2010 hat die Geschichtswerkstatt Neuhausen ihr Buch „Von der Aiblinger Straße bis zum Künstlerhof“ veröffentlicht, in dem die 1956 erfolgte Benennung der Hilblestraße kritisiert wurde. Friedrich Hilble wird hierin als Antisemit geschildert, der die diskriminierende Politik gegen die „nichtarische Bevölkerung eigenmächtig und ohne dazu gezwungen zu sein“ verschärfte. Friedrich Hilble, bis 1937 Leiter des Münchner Wohlfahrtsamtes, schilderte die Aufgaben seiner Behörde gegenüber Fürsorgeempfängern mit folgenden Worten: „Pflichtarbeit, Fürsorgearbeit, Unterstützungssperre, schärferes Vorgehen gegen Drückeberger, Faulenzer, Unterhaltsverweigerer usw.“ Und so sah die Realität dann aus: Ab 1934 konnten „arbeitsscheue“ Fürsorgeempfänger ins KZ eingeliefert werden, so ein Erlass des bayerischen Innenministers. Die Hilble-Behörde habe von diesem Erlass eifrig Gebrauch gemacht. Nach Recherchen der Geschichtswerkstatt hat Friedrich Hilble außerdem Juden die Sozialhilfe verweigert und „Asoziale“ (so der Nazi-Jargon) in Arbeits- und KZ-Lager bringen lassen.

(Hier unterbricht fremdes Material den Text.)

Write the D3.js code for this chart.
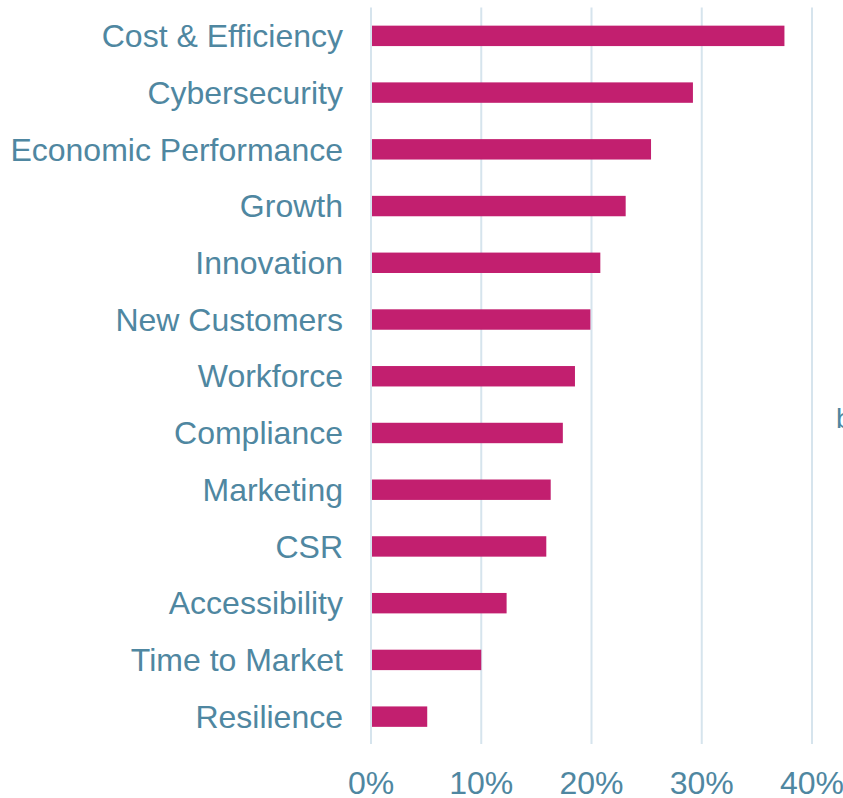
<!DOCTYPE html>
<html>
<head>
<meta charset="utf-8">
<script src="https://cdn.jsdelivr.net/npm/d3@7"></script>
<style>
  body { margin: 0; background: #fff; }
  svg { display: block; }
</style>
</head>
<body>
<svg id="chart"></svg>
<script>
// values (share of respondents)
var categories = ["Cost & Efficiency", "Cybersecurity", "Economic Performance", "Growth",
                  "Innovation", "New Customers", "Workforce", "Compliance", "Marketing",
                  "CSR", "Accessibility", "Time to Market", "Resilience"];
var shares = [0.375, 0.292, 0.254, 0.231, 0.208, 0.199, 0.185, 0.174, 0.163, 0.159, 0.123, 0.100, 0.051];
var tickValues = [0, 0.1, 0.2, 0.3, 0.4];

var width = 843, height = 798;
var textColor = "#4f87a1", barColor = "#c21f6f", gridColor = "#d6e4ed";

var svg = d3.select("#chart")
    .attr("width", width)
    .attr("height", height);

var x = d3.scaleLinear()
    .domain([0, 0.4])
    .range([371, 812]);

var y = d3.scaleBand()
    .domain(categories)
    .range([7.5, 745])
    .paddingInner(0.64)
    .paddingOuter(0.32);

// vertical grid lines
svg.append("g")
    .selectAll("line")
    .data(tickValues)
    .join("line")
    .attr("x1", d => x(d))
    .attr("x2", d => x(d))
    .attr("y1", 7.5)
    .attr("y2", 744)
    .attr("stroke", gridColor)
    .attr("stroke-width", 2);

// bars
svg.append("g")
    .selectAll("rect")
    .data(shares)
    .join("rect")
    .attr("x", x(0) + 1)
    .attr("y", (d, i) => y(categories[i]))
    .attr("width", d => x(d) - x(0) - 1)
    .attr("height", y.bandwidth())
    .attr("fill", barColor);

// category labels
svg.append("g")
    .selectAll("text")
    .data(categories)
    .join("text")
    .attr("x", 343)
    .attr("y", d => y(d) + y.bandwidth() / 2)
    .attr("dy", "0.35em")
    .attr("text-anchor", "end")
    .style("font-family", "Liberation Sans, Arial, sans-serif")
    .style("font-size", "32px")
    .attr("fill", textColor)
    .text(d => d);

// x axis tick labels
svg.append("g")
    .selectAll("text")
    .data(tickValues)
    .join("text")
    .attr("x", d => x(d))
    .attr("y", 794)
    .attr("text-anchor", "middle")
    .style("font-family", "Liberation Sans, Arial, sans-serif")
    .style("font-size", "32px")
    .attr("fill", textColor)
    .text(d3.format(".0%"));

// clipped text at the right edge
svg.append("text")
    .attr("x", 836)
    .attr("y", 428)
    .style("font-family", "Liberation Sans, Arial, sans-serif")
    .style("font-size", "28px")
    .attr("fill", textColor)
    .text("b");
</script>
</body>
</html>
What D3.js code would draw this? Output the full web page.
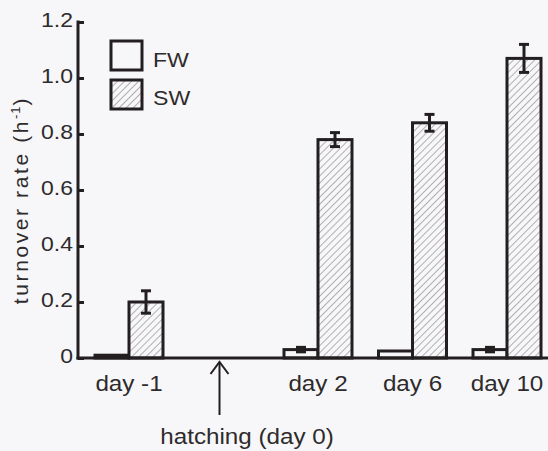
<!DOCTYPE html>
<html><head><meta charset="utf-8">
<script src="https://cdn.jsdelivr.net/npm/d3@7"></script>
<style>html,body{margin:0;padding:0;background:#f7f7f9;}svg{display:block;font-family:"Liberation Sans",Arial,sans-serif;}</style>
</head><body>
<svg id="c" width="548" height="451"></svg>
<script>
const categories = ["day -1", "day 2", "day 6", "day 10"];
const slots = ["day -1", "hatching", "day 2", "day 6", "day 10"];
const fwValues = [0.01, 0.03, 0.025, 0.03];
const fwErrors = [0, 0.008, 0, 0.008];
const swValues = [0.20, 0.78, 0.84, 1.07];
const swErrors = [0.04, 0.025, 0.03, 0.05];
const yTicks = [0, 0.2, 0.4, 0.6, 0.8, 1.0, 1.2];
const seriesNames = ["FW", "SW"];

const ink = "#231f20";
const txt = "#2e2b2c";
const bg = "#f7f7f9";
const svg = d3.select("#c");
const defs = svg.append("defs");
const pat = defs.append("pattern").attr("id","hatch").attr("patternUnits","userSpaceOnUse")
  .attr("width",5).attr("height",5).attr("patternTransform","rotate(45)");
pat.append("rect").attr("width",5).attr("height",5).attr("fill",bg);
pat.append("line").attr("x1",0).attr("y1",0).attr("x2",0).attr("y2",5)
  .attr("stroke","#6a6668").attr("stroke-width",1);

const x = d3.scalePoint().domain(slots).range([129, 507]);
const y = d3.scaleLinear().domain([0, 1.2]).range([358, 22]);
const bw = 34;

function label(px, py, s, size, anchor, sx) {
  const g = svg.append("g").attr("transform", `translate(${px},${py}) scale(${sx},1)`);
  g.append("text").attr("text-anchor", anchor).attr("font-size", size).attr("fill", txt).text(s);
  return g;
}

// bars
const bars = svg.append("g");
categories.forEach((c, i) => {
  const cx = x(c);
  bars.append("rect").attr("x", cx - bw).attr("y", y(fwValues[i]))
    .attr("width", bw).attr("height", y(0) - y(fwValues[i]))
    .attr("fill", bg).attr("stroke", ink).attr("stroke-width", 3);
  bars.append("rect").attr("x", cx).attr("y", y(swValues[i]))
    .attr("width", bw).attr("height", y(0) - y(swValues[i]))
    .attr("fill", "url(#hatch)").attr("stroke", ink).attr("stroke-width", 3);
});
function err(cx, v, e) {
  if (e <= 0) return;
  const g = svg.append("g").attr("stroke", ink).attr("stroke-width", 3);
  g.append("line").attr("x1", cx).attr("x2", cx).attr("y1", y(v + e)).attr("y2", y(v - e));
  g.append("line").attr("x1", cx - 5).attr("x2", cx + 5).attr("y1", y(v + e)).attr("y2", y(v + e));
  g.append("line").attr("x1", cx - 5).attr("x2", cx + 5).attr("y1", y(v - e)).attr("y2", y(v - e));
}
categories.forEach((c, i) => {
  err(x(c) - bw / 2, fwValues[i], fwErrors[i]);
  err(x(c) + bw / 2, swValues[i], swErrors[i]);
});

// y axis
const yAxis = svg.append("g").attr("transform", "translate(78,0)")
  .call(d3.axisRight(y).tickValues(yTicks).tickSize(6).tickFormat(""));
yAxis.select(".domain").remove();
yAxis.selectAll(".tick line").attr("stroke", ink).attr("stroke-width", 3);
yTicks.forEach(t => label(73, y(t) + 5, t === 0 ? "0" : d3.format(".1f")(t), 20, "end", 1.15));
svg.append("line").attr("x1", 78).attr("x2", 78).attr("y1", y(1.2) - 1.5).attr("y2", y(0) + 1.5)
  .attr("stroke", ink).attr("stroke-width", 3);

// x axis
svg.append("line").attr("x1", 76.5).attr("x2", 548).attr("y1", y(0)).attr("y2", y(0))
  .attr("stroke", ink).attr("stroke-width", 3);
const xAxis = svg.append("g").attr("transform", "translate(0," + y(0) + ")")
  .call(d3.axisBottom(x).tickValues(categories).tickSize(0).tickFormat(""));
xAxis.select(".domain").remove();
categories.forEach(c => label(x(c), 391, c, 22, "middle", 1.1));

// hatching arrow
const ax = x("hatching") - 4;
const ag = svg.append("g").attr("stroke", ink).attr("stroke-width", 2).attr("fill", "none");
ag.append("line").attr("x1", ax).attr("x2", ax).attr("y1", 362).attr("y2", 415);
ag.append("path").attr("d", `M${ax - 9},${374} L${ax},${362} L${ax + 9},${374}`);
label(247, 444, "hatching (day 0)", 22, "middle", 1.1);

// y label
const yl = svg.append("text").attr("transform", "translate(28,200) rotate(-90)")
  .attr("text-anchor", "middle").attr("fill", txt).attr("font-size", 21)
  .attr("letter-spacing", 2.6);
yl.append("tspan").text("turnover rate (h");
yl.append("tspan").attr("font-size", 13).attr("dy", -8).attr("letter-spacing", 1).text("-1");
yl.append("tspan").attr("dy", 8).text(")");

// legend
seriesNames.forEach((s, i) => {
  svg.append("rect").attr("x", 111).attr("y", 41 + i * 39).attr("width", 31).attr("height", 29)
    .attr("fill", i === 0 ? bg : "url(#hatch)").attr("stroke", ink).attr("stroke-width", 3);
  label(153, 67 + i * 37.5, s, 21, "start", 1.1);
});
</script>
</body></html>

Sowohl Mitglieder des BA 9 als auch Teilnehmer der Bürgerversammlungen ärgern sich seit Jahren über den Namenspatron und schlagen stattdessen vor, die Straße nach Marie Luise Kohn (Künstlername Maria Luiko) zu benennen. Marie Luise Kohn, Jahrgang 1904, wohnte mit ihrer Familie zunächst in der Neuhauser Elvirastraße, dann in der Loristraße. Seit 1923 studierte Maria Luiko an der Akademie der Bildenden Künste und stellte mehrfach im Münchner Glaspalast aus. Es waren Scherenschnitte, Lithografien und Holzschnitte. 1927 wurde Maria Luiko Mitglied bei der Künstlervereinigung „Die Juryfreien“. Mit der Machtübernahme der Nazis war sie vom Reichsverband der Deutschen Künstler ausgeschlossen, was einem Berufsverbot gleichkam. Weitere Entrechtungen folgten, so durfte Maria Luiko nicht länger ihren Künstlernamen tragen. Sie engagierte sich fortan für den Kulturbund Deutscher Juden und konnte sich an dessen Wanderausstellungen beteiligen. Sie wurde Mitbegründerin des Marionettentheaters Münchner Juden, schuf Figurinen und führte sie bei Aufführungen. Seit 1936 stellte Maria Luiko beim Münchner Polizeipräsidium Auswanderungsanträge – doch vergeblich. Ende der 1930er Jahre versuchte sie, mit Metalltreiben Alltagsgegenstände herzustellen und zu verkaufen.
Maria Luiko musste zusammen mit ihrer Mutter und ihrer Schwester die Loristraße verlassen, die drei wurden zwangsevakuiert, unter anderem in die Frundsbergstraße. Im November 1941 erhielten die drei die Aufforderung, sich zur „Evakuierung“ bereit zu halten. Am 20. November 1941 wurde Maria Luiko nach Kaunas in Litauen verschleppt und dort am 25. November bei einer Massenerschießung ermordet.